I was happy to learn from Dr. M that my heart isn't sick or broken, just a little jumpy. Blood tests and EKG's all read normal. My diagnosis is stop-being-a-martyr-and-take-care-of-yourself-dammit syndrome. I'll take this as a the wake-up call I was looking for.
This world does not need more martyrs. It needs whole people who are ready to show up with their best selves, every day.
My children do not need martyrs. They need role models for how to care for themselves completely so they can show up, every day. They need parents who are rested and healthy, loving and patient. They need someone who will put on her own oxygen mask before helping them with theirs.

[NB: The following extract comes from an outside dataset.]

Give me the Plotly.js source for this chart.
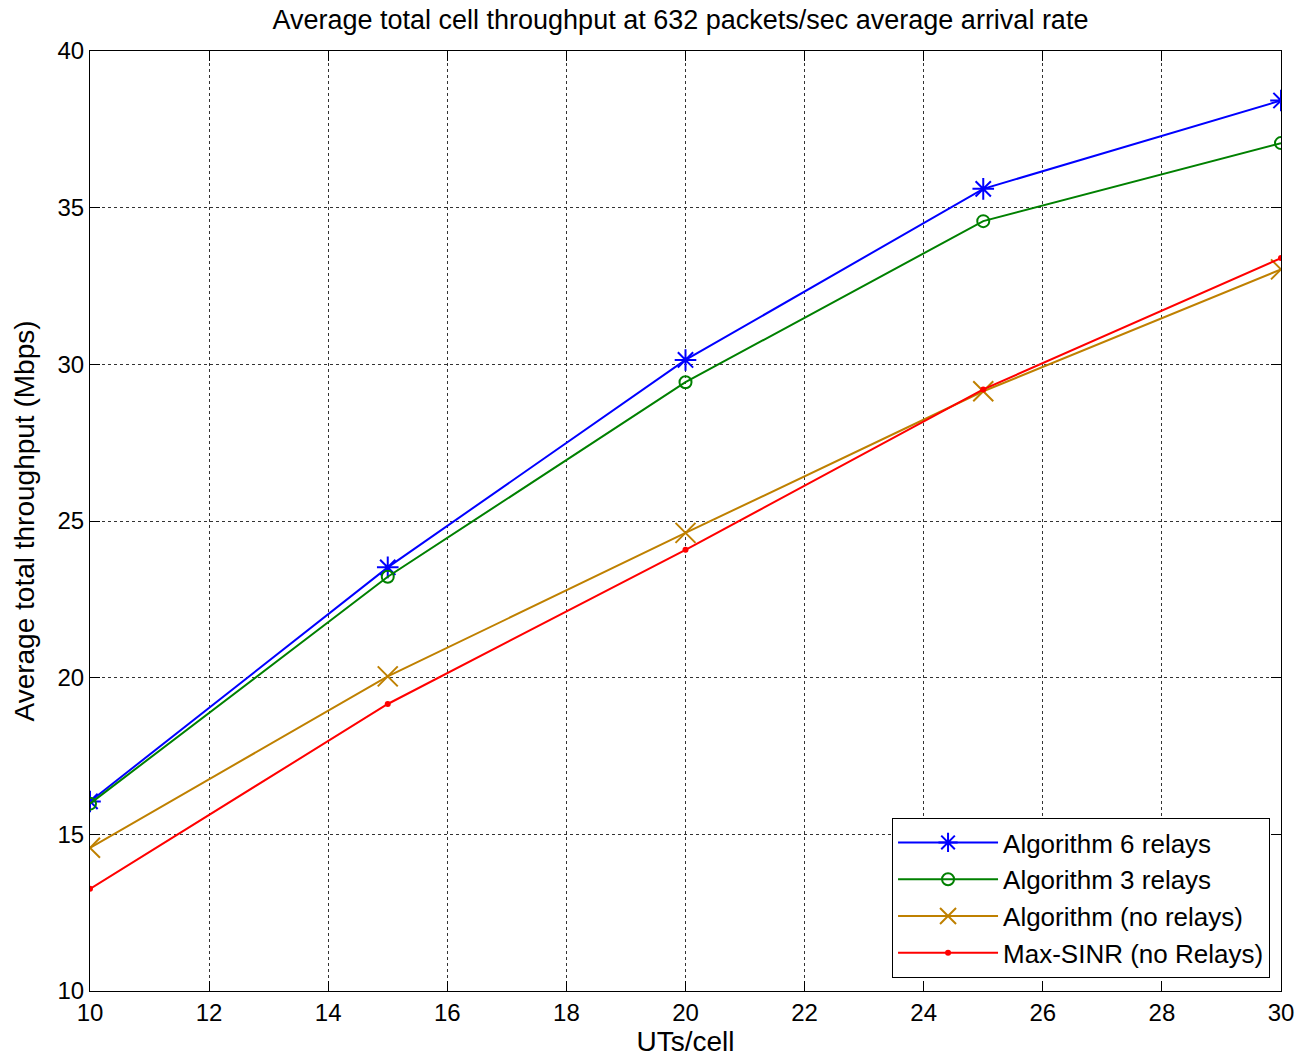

So here I am, writing this essay in a notebook while relaxing in a brown leather recliner at King Spa, a bargain slice of paradise just outside Chicago. I am letting my fear seep out of my pores and soaking the energizing heat into my aching muscles and disgusting summer feet and skittish heart. I have access to an oxygen mask so the least I can do is put it on.
Let's all try to remind ourselves, and each other, that we don't need to be martyrs. I give us all permission to engage in the radical self care that will keep us well. Martyrs burn out young, but my heart and I plan on sticking around for awhile.